Just as the defamation trial of Gonçalo Amaral came to a close, British police were said to have arrived in the Algarve ‘poised to arrest’ their first suspects in the hunt for missing Madeleine McCann.
British newspapers reported on Monday that officers from London’s Metropolitan Police Operation Grange investigation have their sights on three burglars whose mobile phone activity was “unusually high” in the hours after the little girl’s disappearance almost seven years ago.
The trio, which includes at least one Portuguese man, is thought to have raided another holiday apartment in Praia da Luz – also disturbing a child – days before Madeleine went missing.
While Portuguese police attached no significance to the break-in, claims the Daily Mail, British police “see it as hugely significant”, and regard the Portuguese attitude as a “disgrace”.
Met officers are said to be working on the theory that the burglars may have panicked after waking Madeleine by mistake, and taken her with them, added the Mail.
Scotland Yard’s hopes of early arrests “have been thwarted by the reluctance of the Portuguese authorities to agree to a formal joint investigation”. Thus “behind the scenes highly sensitive diplomatic discussions have taken place, so that British detectives can be based in Portugal”, it said.

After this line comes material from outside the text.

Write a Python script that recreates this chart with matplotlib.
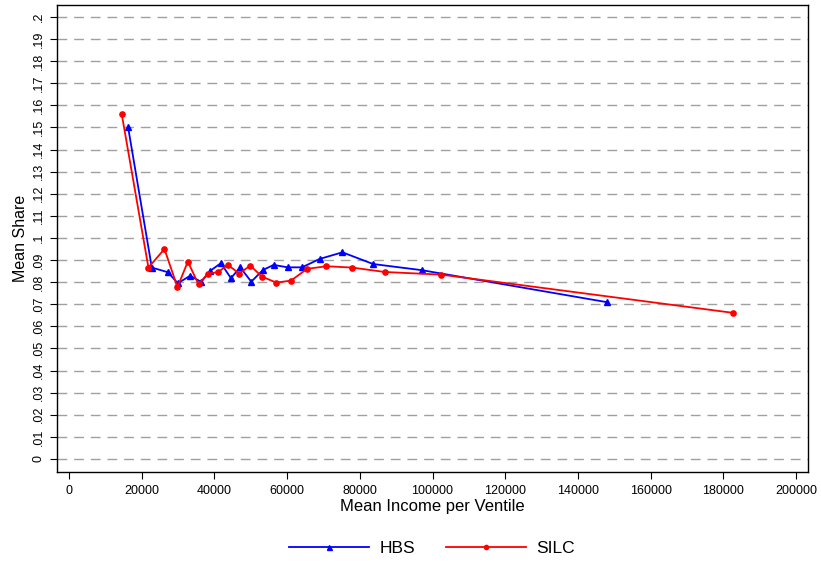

On Monday evening, British TV news channels reported that detectives were already on the ground in the Algarve, although a source at the Polícia Judiciária said police in Portugal knew nothing about the visit – nor had they received any rogatory letter or request that Scotland Yard is reported to have sent asking for Portugal’s permission for British officers to act on Portuguese territory. A note, however, had been sent and this was seen as an indication that “a formal request” was in the pipeline.
Meantime, the defamation trial of former Madeleine detective Gonçalo Amaral – who published a book suggesting the little girl may have died by accident in 2007 – has finally come to a close, and the judge is considering a verdict.
Operation Grange, set up in 2011 to review the case that has baffled the world, has, as yet, made no arrests and spent upwards of £4.5 million.